The Journal of History     Winter 2004    TABLE OF CONTENTS

British Intelligence Targeted Finucane

Author unknown
Originally published between March 27th and 29th, 2001

British Prime Minister Tony Blair is becoming totally isolated in his attempts to ignore the international demand for justice for Pat Finucane, according to the brother of the assassinated Belfast lawyer. Martin Finucane was speaking after further revelations which confirmed that a covert British army intelligence unit, the FRU, was directly involved in the 1989 killing by the loyalist paramilitary UDA.

A Sunday newspaper revealed that the FRU targeted Pat Finucane by "scouting the routes in and out of North Belfast where the Finucane family lived." The article also revealed that the FRU handler of UDA double-agent Brian Nelson "gave Mr Finucane's photograph to Nelson who then passed it to the hit squad."

Martin Finucane said that information concerning his brother's death was now being made public on a weekly basis, detailing the involvement of British Crown force personnel in the killing.

"How long can the British government resist telling the Finucane family the truth about the circumstances surrounding the murder?" he asked. "The longer they resist the establishment of an independent public inquiry into this murder and the circumstances surrounding it the more they shame themselves internationally."

Last week, the Finucane family's call for an independent inquiry was endorsed for a second time by the US Congress.
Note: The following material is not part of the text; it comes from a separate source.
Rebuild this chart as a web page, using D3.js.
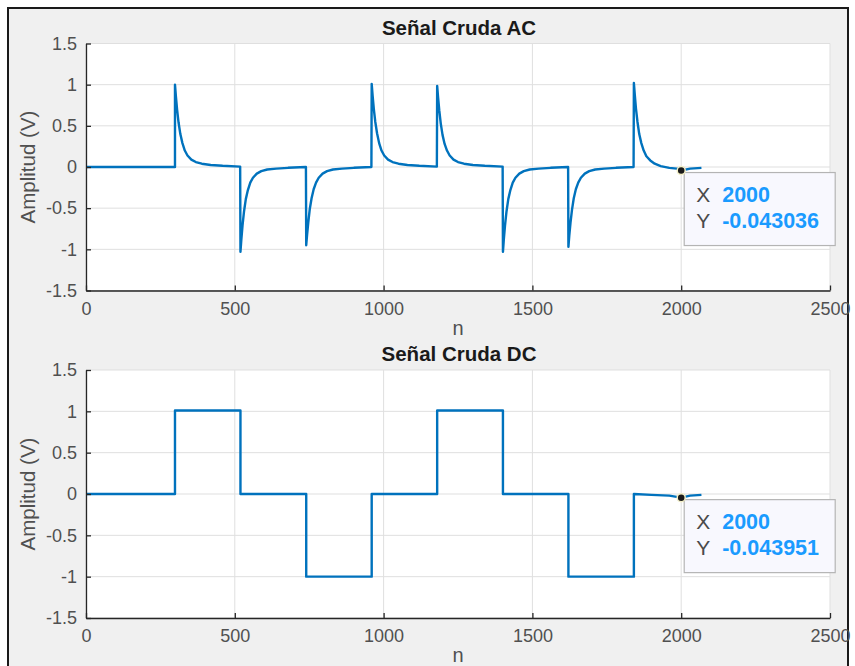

Next week, the matter will be raised again in the United Nations by a number of UN Special Rapporteurs.

When Tony Blair established the Saville Inquiry into Bloody Sunday his reasons were he said: "Where the state's own authorities are concerned, we must be as sure as we can of the truth, precisely because we pride ourselves on our democracy and respect for the law and on the professionalism and dedication of our security forces."

Calling for issues raised by investigative journalists and whistleblowers to be examined in public, Martin Finucane said: "There is nothing more urgent or of public importance, than unrefuted allegations that the state's own authorities murdered one of its lawyers because that lawyer successfully sought the protection of the law for the state's own citizens."